Interestingly, the SVM trained using the sampled dataset outperformed both the other classifiers. Though unexpected this efficiency is understandable as the classifier was trained on a reduced dataset that captured the essential trends of the original dataset, but had reduced variance and less noise. This reduced noise translated to an improved classification efficiency and more efficient classification using the RBF kernel, which weights similar records more highly when classifying new records. This effect can also be observed to an extent in the chi-squared selected classifier, which also had a better classification efficiency than the all records classifier, though still saw better performance with the sigmoid kernel function due to the number of rows in the dataset.
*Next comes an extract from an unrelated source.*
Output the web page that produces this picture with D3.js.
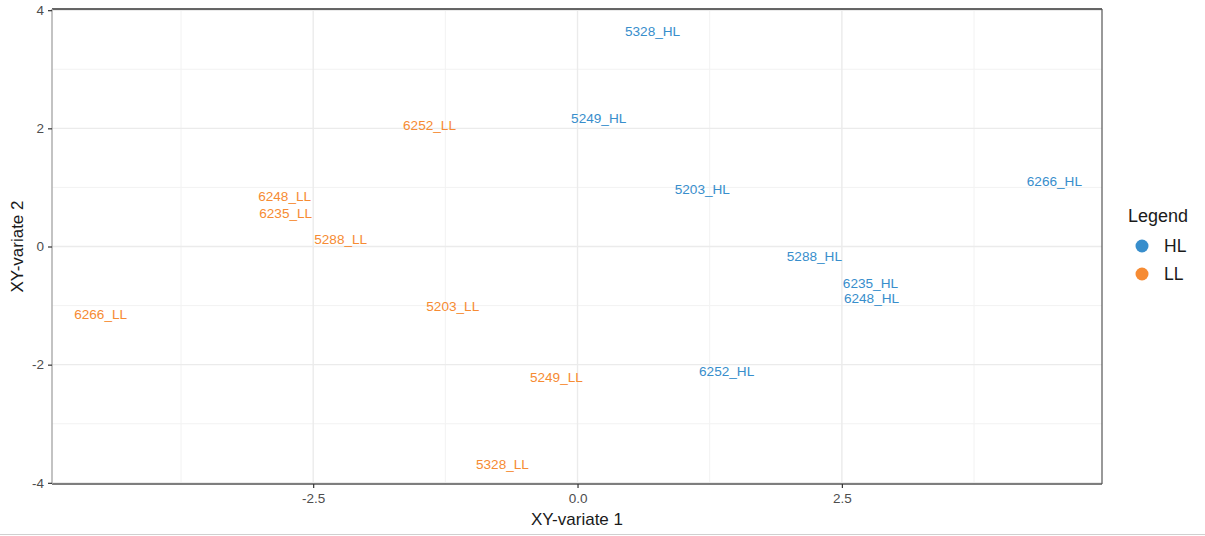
<!DOCTYPE html>
<html><head><meta charset="utf-8">
<script src="https://cdn.jsdelivr.net/npm/d3@7"></script>
<style>body{margin:0;background:#fff}svg{display:block;font-family:"Liberation Sans",Arial,sans-serif}</style>
</head><body><svg id="c" width="1205" height="536"></svg>
<script>
const samples = ["5328_HL","5249_HL","5203_HL","6266_HL","5288_HL","6235_HL","6248_HL","6252_HL",
                 "6252_LL","6248_LL","6235_LL","5288_LL","6266_LL","5203_LL","5249_LL","5328_LL"];
const groups  = ["HL","HL","HL","HL","HL","HL","HL","HL","LL","LL","LL","LL","LL","LL","LL","LL"];
const xVals = [0.71, 0.20, 1.18, 4.51, 2.24, 2.77, 2.78, 1.41, -1.40, -2.77, -2.76, -2.24, -4.51, -1.18, -0.20, -0.71];
const yVals = [3.64, 2.17, 0.96, 1.10, -0.17, -0.63, -0.88, -2.11, 2.05, 0.85, 0.56, 0.12, -1.15, -1.02, -2.22, -3.69];
const xTicks = [-2.5, 0, 2.5];
const yTicks = [-4, -2, 0, 2, 4];
const xMinor = [-3.75, -1.25, 1.25, 3.75];
const yMinor = [-3, -1, 1, 3];
const legendKeys = ["HL","LL"];
const legendColors = ["#388ECC","#F68B33"];

const svg = d3.select("#c");
const L = 52, R = 1102, T = 9, B = 484;
const x = d3.scaleLinear().domain([-4.97, 4.96]).range([L, R]);
const y = d3.scaleLinear().domain([-4.02, 4.02]).range([B, T]);
const color = d3.scaleOrdinal().domain(legendKeys).range(legendColors);

const g = svg.append("g");
g.selectAll(".vmin").data(xMinor).join("line").attr("x1", d=>x(d)).attr("x2", d=>x(d)).attr("y1", T).attr("y2", B).attr("stroke","#f2f2f2").attr("stroke-width",1);
g.selectAll(".hmin").data(yMinor).join("line").attr("y1", d=>y(d)).attr("y2", d=>y(d)).attr("x1", L).attr("x2", R).attr("stroke","#f2f2f2").attr("stroke-width",1);
g.selectAll(".vmaj").data(xTicks).join("line").attr("x1", d=>x(d)).attr("x2", d=>x(d)).attr("y1", T).attr("y2", B).attr("stroke","#ebebeb").attr("stroke-width",1.4);
g.selectAll(".hmaj").data(yTicks).join("line").attr("y1", d=>y(d)).attr("y2", d=>y(d)).attr("x1", L).attr("x2", R).attr("stroke","#ebebeb").attr("stroke-width",1.4);

svg.append("line").attr("x1",L).attr("x2",R).attr("y1",T).attr("y2",T).attr("stroke","#333").attr("stroke-width",1.3);
svg.append("line").attr("x1",L).attr("x2",R).attr("y1",B).attr("y2",B).attr("stroke","#555").attr("stroke-width",1.6);
svg.append("line").attr("x1",L).attr("x2",L).attr("y1",T).attr("y2",B).attr("stroke","#aaa").attr("stroke-width",1.4);
svg.append("line").attr("x1",R).attr("x2",R).attr("y1",T).attr("y2",B).attr("stroke","#555").attr("stroke-width",1.2);

const fmtX = d => d3.format(".1f")(d).replace("\u2212","-");
const fmtY = d => d3.format("d")(d).replace("\u2212","-");
const xAxis = d3.axisBottom(x).tickValues(xTicks).tickFormat(fmtX).tickSize(4).tickPadding(5);
const xa = svg.append("g").attr("transform",`translate(0,${B})`).call(xAxis);
const yAxis = d3.axisLeft(y).tickValues(yTicks).tickFormat(fmtY).tickSize(4).tickPadding(4);
const ya = svg.append("g").attr("transform",`translate(${L},0)`).call(yAxis);
[xa, ya].forEach(a => {
  a.select(".domain").remove();
  a.selectAll(".tick line").attr("stroke","#333").attr("stroke-width",1.2);
  a.selectAll(".tick text").attr("fill","#4d4d4d").style("font-size","13.5px").style("font-family","Liberation Sans, Arial, sans-serif");
});

svg.append("g").selectAll("text").data(samples).join("text")
  .attr("x",(d,i)=>x(xVals[i])).attr("y",(d,i)=>y(yVals[i]))
  .attr("text-anchor","middle").attr("dominant-baseline","central")
  .attr("fill",(d,i)=>color(groups[i])).style("font-size","13.6px")
  .text(d=>d);

svg.append("text").attr("x",(L+R)/2).attr("y",525).attr("text-anchor","middle").style("font-size","17px").attr("fill","#1a1a1a").text("XY-variate 1");
svg.append("text").attr("transform",`translate(23,${(T+B)/2}) rotate(-90)`).attr("text-anchor","middle").style("font-size","17px").attr("fill","#1a1a1a").text("XY-variate 2");

const lg = svg.append("g");
lg.append("text").attr("x",1128).attr("y",222).style("font-size","18px").attr("fill","#1a1a1a").text("Legend");
const items = lg.selectAll(".it").data(legendKeys).join("g").attr("transform",(d,i)=>`translate(0,${246+i*28})`);
items.append("circle").attr("cx",1142).attr("cy",0).attr("r",6.5).attr("fill",d=>color(d));
items.append("text").attr("x",1164).attr("y",0).attr("dominant-baseline","central").style("font-size","17.5px").attr("fill","#1a1a1a").text(d=>d);

svg.append("line").attr("x1",0).attr("x2",1205).attr("y1",534.5).attr("y2",534.5).attr("stroke","#d0d0d0").attr("stroke-width",1);
</script></body></html>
Having performed four types of data analysis, it is now possible to draw some conclusions about this dataset, and provide some advice to people wishing to increase their income. A consistent theme throughout this analysis has been the importance of marriage in having a higher income, the association between higher income and marriage was revealed in the association rule mining, the tree classification models and the cluster analysis. From the data it is difficult to derive whether marriage is a confounded variable, as married people tend to be older, which was also positively associated with higher income, however it is far and away the clearest association found in this dataset. Other less practical associations with high income that appeared across the analyses include being male, white, and born in the United States. Unfortunately, many of these characteristics are unchangeable and so provide little practical value to people wishing to increase their income. The cluster analysis and the decision trees also showed an association between Bachelors degrees and high school diplomas and higher incomes, however more investigation should be conducted to be certain of this association.
If this analysis were to be repeated I would advise that the decision trees be constructed using both continuous and categorical data as opposed to solely categorical data, as this likely reduced the classification efficiency of the trees.